<<<<
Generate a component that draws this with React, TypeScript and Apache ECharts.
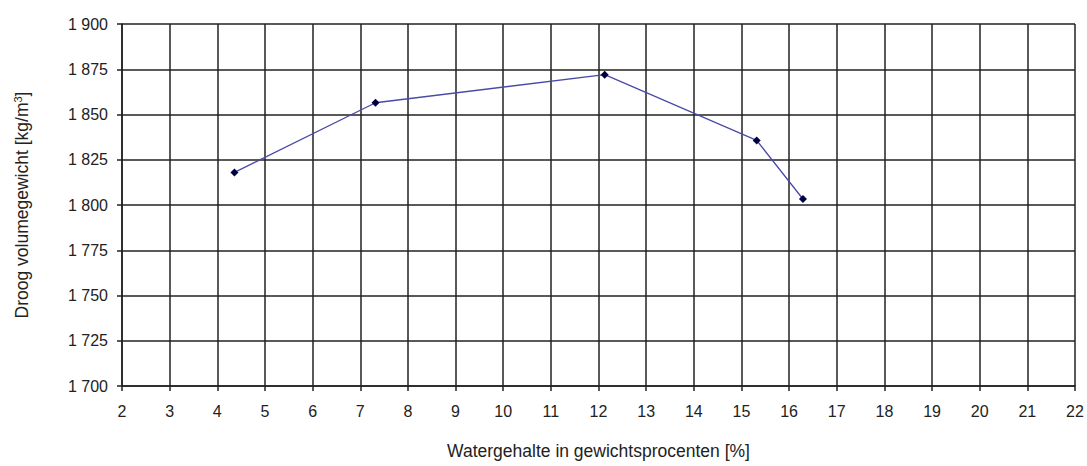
import React, { useEffect, useRef } from "react";
import * as echarts from "echarts";

const moisture = [4.36, 7.32, 12.13, 15.32, 16.29];
const dryDensity = [1818, 1856.5, 1872, 1835.7, 1803.3];
const xTitle = "Watergehalte in gewichtsprocenten [%]";
const yTitle = "Droog volumegewicht [kg/m{sup|3}]";

export default function App() {
  const ref = useRef<HTMLDivElement>(null);
  useEffect(() => {
    if (!ref.current) return;
    const chart = echarts.init(ref.current, null, { renderer: "svg" });
    const font = "Liberation Sans, Arial, sans-serif";
    chart.setOption({
      animation: false,
      backgroundColor: "#ffffff",
      grid: { left: 122, right: 12, top: 24, bottom: 80, containLabel: false },
      xAxis: {
        type: "value",
        min: 2,
        max: 22,
        interval: 1,
        name: xTitle,
        nameLocation: "middle",
        nameGap: 56,
        nameTextStyle: { fontFamily: font, fontSize: 17.5, color: "#222" },
        axisLine: { show: true, lineStyle: { color: "#222", width: 1.5 } },
        axisTick: { show: true, length: 5, lineStyle: { color: "#222", width: 1.5 } },
        axisLabel: { fontFamily: font, fontSize: 16, color: "#222", margin: 17 },
        splitLine: { show: true, lineStyle: { color: "#222", width: 1.5 } },
      },
      yAxis: {
        type: "value",
        min: 1700,
        max: 1900,
        interval: 25,
        name: yTitle,
        nameLocation: "middle",
        nameGap: 91,
        nameTextStyle: {
          fontFamily: font,
          fontSize: 17.5,
          color: "#222",
          rich: {
            sup: { fontFamily: font, fontSize: 11, color: "#222", verticalAlign: "top", padding: [0, 0, 8, 0] },
          },
        },
        axisLine: { show: true, lineStyle: { color: "#222", width: 1.5 } },
        axisTick: { show: true, length: 5, lineStyle: { color: "#222", width: 1.5 } },
        axisLabel: {
          fontFamily: font,
          fontSize: 16,
          color: "#222",
          margin: 14,
          formatter: (v: number) => {
            const s = String(Math.round(v));
            return s.slice(0, 1) + " " + s.slice(1);
          },
        },
        splitLine: { show: true, lineStyle: { color: "#222", width: 1.5 } },
      },
      series: [
        {
          type: "line",
          data: moisture.map((x, i) => [x, dryDensity[i]]),
          symbol: "diamond",
          symbolSize: 8,
          lineStyle: { color: "#4a4aa8", width: 1.3 },
          itemStyle: { color: "#000040" },
        },
      ],
    });
    return () => chart.dispose();
  }, []);
  return <div ref={ref} style={{ width: 1087, height: 466, position: "absolute", left: 0, top: 0 }} />;
}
>>>>
* EXERCISE AIM *
Say how many lines of the data hold the string "React". Reply with the number alone.

* COMPLETED TASK *
2